Friday, May. 01, 1964
A Risky Business
High-risk insurance was pioneered in the U.S. by Philadelphia's Insurance Co. of North America, which paid off every cent on a $300,000 "catastrophe" policy when the Boy Scouts' 1935 Jamboree was called off because of a polio epidemic. The business of writing policies on highly unlikely contingencies, how ever, for years remained almost totally dominated by Lloyd's of London. No longer. High-risk insurance is becoming an increasingly important part of the U.S. insurance business, and the dozen or so American firms that now specialize in it already account for fully a third of the $300 million in high-risk premiums written around the world each year.
The risks of being in high risk are sizable. The death of Tyrone Power while filming Solomon and Sheba cost Fireman's Fund Insurance Co. of San Francisco $1,350,000. U.S. companies that had insured the manufacturers of thalidomide suffered losses when the drug proved harmful to the unborn. Insurance Co. of North America wrote $7,800,000 in premiums on aviation insurance in 1959, but lost money on the insurance because of a rash of air crashes that year. Other high-risk insurers paid off nearly $1,000,000 on the gas explosion under the stands at Indianapolis' State Fairgrounds Coliseum, and a host of companies are stuck with as much as $25 million in claims resulting from the bursting of California's Baldwin Hills dam last December.

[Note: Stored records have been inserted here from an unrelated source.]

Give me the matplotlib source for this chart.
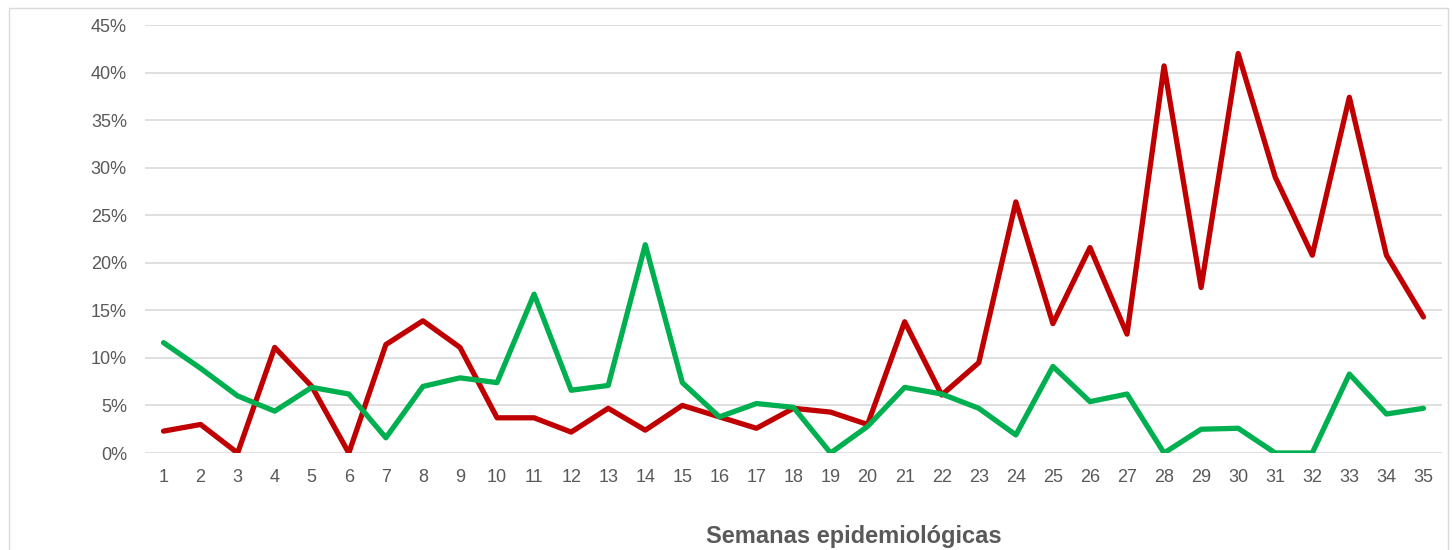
import matplotlib.pyplot as plt
from matplotlib.patches import Rectangle
from matplotlib.ticker import FuncFormatter, MultipleLocator

# semanas epidemiológicas
semanas = list(range(1, 36))

# porcentajes
serie_roja = [2.3, 3.0, 0.0, 11.1, 7.0, 0.0, 11.4, 13.9, 11.1, 3.7,
              3.7, 2.2, 4.7, 2.4, 5.0, 3.8, 2.6, 4.7, 4.3, 3.0,
              13.8, 6.1, 9.5, 26.4, 13.6, 21.6, 12.5, 40.7, 17.4, 42.0,
              29.0, 20.8, 37.4, 20.8, 14.3]
serie_verde = [11.6, 8.9, 6.0, 4.4, 6.9, 6.2, 1.6, 7.0, 7.9, 7.4,
               16.7, 6.6, 7.1, 21.9, 7.4, 3.8, 5.2, 4.8, 0.0, 2.8,
               6.9, 6.2, 4.7, 1.9, 9.1, 5.4, 6.2, 0.0, 2.5, 2.6,
               0.0, 0.0, 8.3, 4.1, 4.7]

plt.rcParams['font.family'] = ['Liberation Sans', 'DejaVu Sans']

fig = plt.figure(figsize=(14.52, 5.5), dpi=100)
W, H = 1452, 550

# marco del gráfico
fig.patches.append(Rectangle((9 / W, -0.1), 1439 / W, (H - 8) / H + 0.1,
                             transform=fig.transFigure, fill=False,
                             edgecolor='#D9D9D9', linewidth=1))

ax = fig.add_axes([145 / W, (H - 453) / H, (1442 - 145) / W, (453 - 25) / H])

ax.plot(semanas, serie_roja, color='#C00000', lw=3.8,
        solid_joinstyle='round', solid_capstyle='round', zorder=3)
ax.plot(semanas, serie_verde, color='#00B050', lw=3.8,
        solid_joinstyle='round', solid_capstyle='round', zorder=3)

ax.set_xlim(0.5, 35.5)
ax.set_ylim(0, 45)
ax.yaxis.set_major_locator(MultipleLocator(5))
ax.yaxis.set_major_formatter(FuncFormatter(lambda v, p: f'{v:.0f}%'))
ax.set_xticks(semanas)
ax.set_xticklabels([str(s) for s in semanas])

ax.grid(axis='y', color='#D9D9D9', lw=1.2)
ax.set_axisbelow(True)
for s in ax.spines.values():
    s.set_visible(False)
ax.tick_params(length=0, labelsize=13, labelcolor='#595959')
ax.tick_params(axis='x', pad=11.5)
ax.tick_params(axis='y', pad=13)

fig.text(854 / W, 1 - 537 / H, 'Semanas epidemiológicas', ha='center', va='center',
         fontsize=17, fontweight='bold', color='#595959')

fig.savefig('out.png', dpi=100)
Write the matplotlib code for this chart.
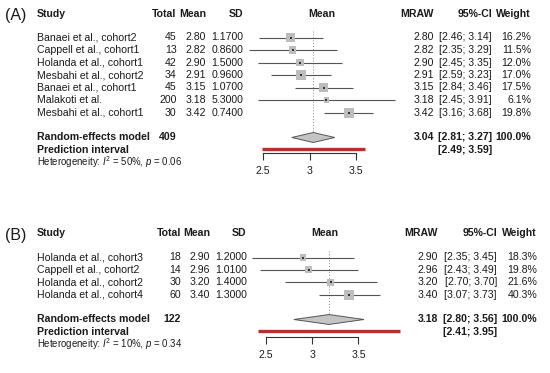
import matplotlib
matplotlib.use("Agg")
import numpy as np
from matplotlib import pyplot as plt
from matplotlib import transforms

plt.rcParams['font.family'] = ['Liberation Sans', 'DejaVu Sans']
plt.rcParams['mathtext.fontset'] = 'custom'
plt.rcParams['mathtext.rm'] = 'Liberation Sans'
plt.rcParams['mathtext.it'] = 'Liberation Sans:italic'

# panel A data
studies_a = ['Banaei et al., cohort2', 'Cappell et al., cohort1', 'Holanda et al., cohort1',
             'Mesbahi et al., cohort2', 'Banaei et al., cohort1', 'Malakoti et al.',
             'Mesbahi et al., cohort1']
total_a = [45, 13, 42, 34, 45, 200, 30]
mean_a = [2.80, 2.82, 2.90, 2.91, 3.15, 3.18, 3.42]
sd_a = [1.17, 0.86, 1.50, 0.96, 1.07, 5.30, 0.74]
lo_a = [2.46, 2.35, 2.45, 2.59, 2.84, 2.45, 3.16]
hi_a = [3.14, 3.29, 3.35, 3.23, 3.46, 3.91, 3.68]
weight_a = [16.2, 11.5, 12.0, 17.0, 17.5, 6.1, 19.8]
pooled_a = (409, 3.04, 2.81, 3.27)
pred_a = (2.49, 3.59)
het_a = (50, '0.06')

# panel B data
studies_b = ['Holanda et al., cohort3', 'Cappell et al., cohort2', 'Holanda et al., cohort2',
             'Holanda et al., cohort4']
total_b = [18, 14, 30, 60]
mean_b = [2.90, 2.96, 3.20, 3.40]
sd_b = [1.20, 1.01, 1.40, 1.30]
lo_b = [2.35, 2.43, 2.70, 3.07]
hi_b = [3.45, 3.49, 3.70, 3.73]
weight_b = [18.3, 19.8, 21.6, 40.3]
pooled_b = (122, 3.18, 2.80, 3.56)
pred_b = (2.41, 3.95)
het_b = (10, '0.34')

x_ticks = [2.5, 3, 3.5]
x_ticklabels = ['2.5', '3', '3.5']

W, H = 550, 373
FS = 7.6
TXT = '#1a1a1a'
LINE = '#555555'
SQUARE = '#bdbdbd'
RED = '#b3322b'


def _forest(fig, label, studies, total, mean, sd, lo, hi, weight, pooled, pred, het, lay):
    row0, row_h, axis_y, x3, ppu = lay['row0'], lay['row_h'], lay['axis_y'], lay['x3'], lay['ppu']
    cols = lay['cols']
    top_px = lay['top']

    def row(p):
        return (p - row0) / row_h

    left_px, right_px = 230, 412
    ax = fig.add_axes([left_px / W, 1 - axis_y / H, (right_px - left_px) / W, (axis_y - top_px) / H])
    ax.set_xlim(3 + (left_px - x3) / ppu, 3 + (right_px - x3) / ppu)
    ax.set_ylim(row(axis_y), row(top_px))
    ax.patch.set_visible(False)
    for s in ['top', 'left', 'right']:
        ax.spines[s].set_visible(False)
    ax.spines['bottom'].set_bounds(x_ticks[0], x_ticks[-1])
    ax.spines['bottom'].set_color('#333333')
    ax.spines['bottom'].set_linewidth(0.8)
    ax.set_yticks([])
    ax.set_xticks(x_ticks)
    ax.set_xticklabels(x_ticklabels)
    ax.tick_params(axis='x', direction='out', length=5, width=0.8, color='#333333',
                   labelsize=FS, labelcolor=TXT, pad=4.5)

    n = len(studies)
    rows = np.arange(n)
    re_row, pi_row, het_row = n + 1, n + 2, n + 3
    hdr = lay['hdr']

    # study lines and squares
    ax.hlines(rows, lo, hi, color=LINE, lw=0.8, zorder=1)
    w = np.array(weight)
    side_pt = 10 * np.sqrt(w / w.max()) * 0.72
    ax.scatter(mean, rows, s=side_pt ** 2, marker='s', color=SQUARE, lw=0, zorder=2)
    ax.scatter(mean, rows, s=1.2, marker='s', color='#333333', lw=0, zorder=3)

    est = pooled[1]
    ax.vlines(est, -0.5, re_row - 0.42, color='#888888', lw=0.7, linestyles=(0, (1, 2)), zorder=0)
    dh = 0.4
    ax.fill([pooled[2], est, pooled[3], est], [re_row, re_row - dh, re_row, re_row + dh],
            facecolor='#c4c4c4', edgecolor='#555555', lw=0.7, zorder=2)
    ax.hlines(pi_row - 0.1, pred[0], pred[1], color=RED, lw=2.4, zorder=2)

    tr = transforms.blended_transform_factory(fig.transFigure, ax.transData)

    def put(px, y, s, ha='left', weight='normal', size=FS):
        ax.text(px / W, y, s, transform=tr, ha=ha, va='center', fontsize=size,
                fontweight=weight, color=TXT, clip_on=False)

    # headers
    put(cols['study'], hdr, 'Study', weight='bold')
    put(cols['total'], hdr, 'Total', ha='right', weight='bold')
    put(cols['mean'], hdr, 'Mean', ha='right', weight='bold')
    put(cols['sd'], hdr, 'SD', ha='right', weight='bold')
    put(cols['plot'], hdr, 'Mean', ha='center', weight='bold')
    put(cols['mraw'], hdr, 'MRAW', ha='right', weight='bold')
    put(cols['ci'], hdr, '95%-CI', ha='right', weight='bold')
    put(cols['w'], hdr, 'Weight', ha='right', weight='bold')

    for i in range(n):
        put(cols['study'], i, studies[i])
        put(cols['total'], i, str(total[i]), ha='right')
        put(cols['mean'], i, f'{mean[i]:.2f}', ha='right')
        put(cols['sd'], i, f'{sd[i]:.4f}', ha='right')
        put(cols['mraw'], i, f'{mean[i]:.2f}', ha='right')
        put(cols['ci'], i, f'[{lo[i]:.2f}; {hi[i]:.2f}]', ha='right')
        put(cols['w'], i, f'{weight[i]:.1f}%', ha='right')

    put(cols['study'], re_row, 'Random-effects model', weight='bold')
    put(cols['total'], re_row, str(pooled[0]), ha='right', weight='bold')
    put(cols['mraw'], re_row, f'{est:.2f}', ha='right', weight='bold')
    put(cols['ci'], re_row, f'[{pooled[2]:.2f}; {pooled[3]:.2f}]', ha='right', weight='bold')
    put(cols['w'], re_row, '100.0%', ha='right', weight='bold')
    put(cols['study'], pi_row, 'Prediction interval', weight='bold')
    put(cols['ci'], pi_row, f'[{pred[0]:.2f}; {pred[1]:.2f}]', ha='right', weight='bold')
    put(cols['study'], het_row, f'Heterogeneity: $I^2$ = {het[0]}%, $p$ = {het[1]}', size=6.9)

    ax.text(16 / W, 1 - lay['label_y'] / H, label, transform=fig.transFigure, ha='center',
            va='center', fontsize=11.5, color=TXT)


fig = plt.figure(figsize=(5.5, 3.73), dpi=100)

layout_a = dict(row0=37.5, row_h=12.5, axis_y=153.3, x3=309.5, ppu=93.5, top=4, hdr=-1.88,
                label_y=15.5,
                cols=dict(study=37, total=176.5, mean=206, sd=243, plot=321.7, mraw=434, ci=492, w=531))
layout_b = dict(row0=257.5, row_h=12.4, axis_y=337.3, x3=312.3, ppu=92.3, top=222, hdr=-2.0,
                label_y=235.5,
                cols=dict(study=37, total=181, mean=210, sd=246.7, plot=325, mraw=438, ci=497, w=537))

_forest(fig, '(A)', studies_a, total_a, mean_a, sd_a, lo_a, hi_a, weight_a, pooled_a, pred_a, het_a, layout_a)
_forest(fig, '(B)', studies_b, total_b, mean_b, sd_b, lo_b, hi_b, weight_b, pooled_b, pred_b, het_b, layout_b)

fig.savefig('out.png', dpi=100, facecolor='white')
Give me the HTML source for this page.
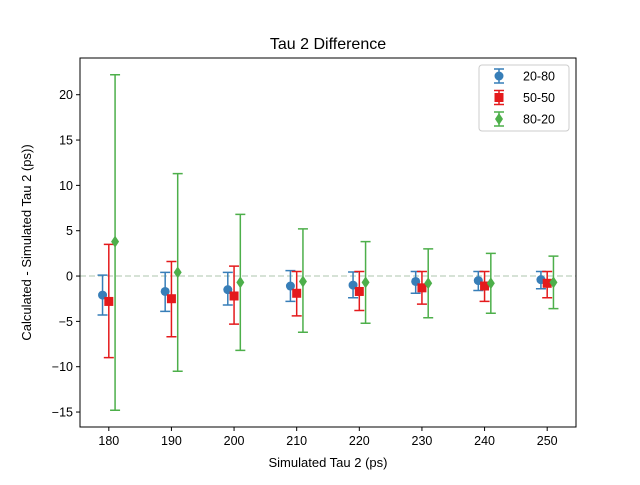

The giant of the industry and its current pacemaker is Chicago's Continental Casualty Co., whose high-risk premiums have tripled to $21 million in five years. Continental got into the business in 1954 by hiring away a Lloyd's expert named Vincent S. McKerrow, who now heads Continental's special-risks department, which has branches in 16 cities. Under McKerrow, Continental has insured a railroad against any harm that might be caused by two Siberian tigers being shipped to a St. Paul zoo, also insured members of a private New Orleans club against excessive bodily harm caused by the Mardi Gras festivities. Luck and nerve as well as experience are important, but Continental generally shuns such risks as traveling carnivals, stunt pilots and amateur parachutists. "We don't make snap decisions," says McKerrow. "We sit here for hours and discuss how to fix a rate, how to determine the hazards, and what our competitors might do in the same situation." The surge in high-risk insurance stems from many factors, nearly all of them connected with the pace of modern living. Faster air travel, more complicated machines and greater mobility have made Americans more conscious of the need for greater protection. In fact, the very technological advances that bring convenience into people's lives also bring added risk -- and added business for the insurance men.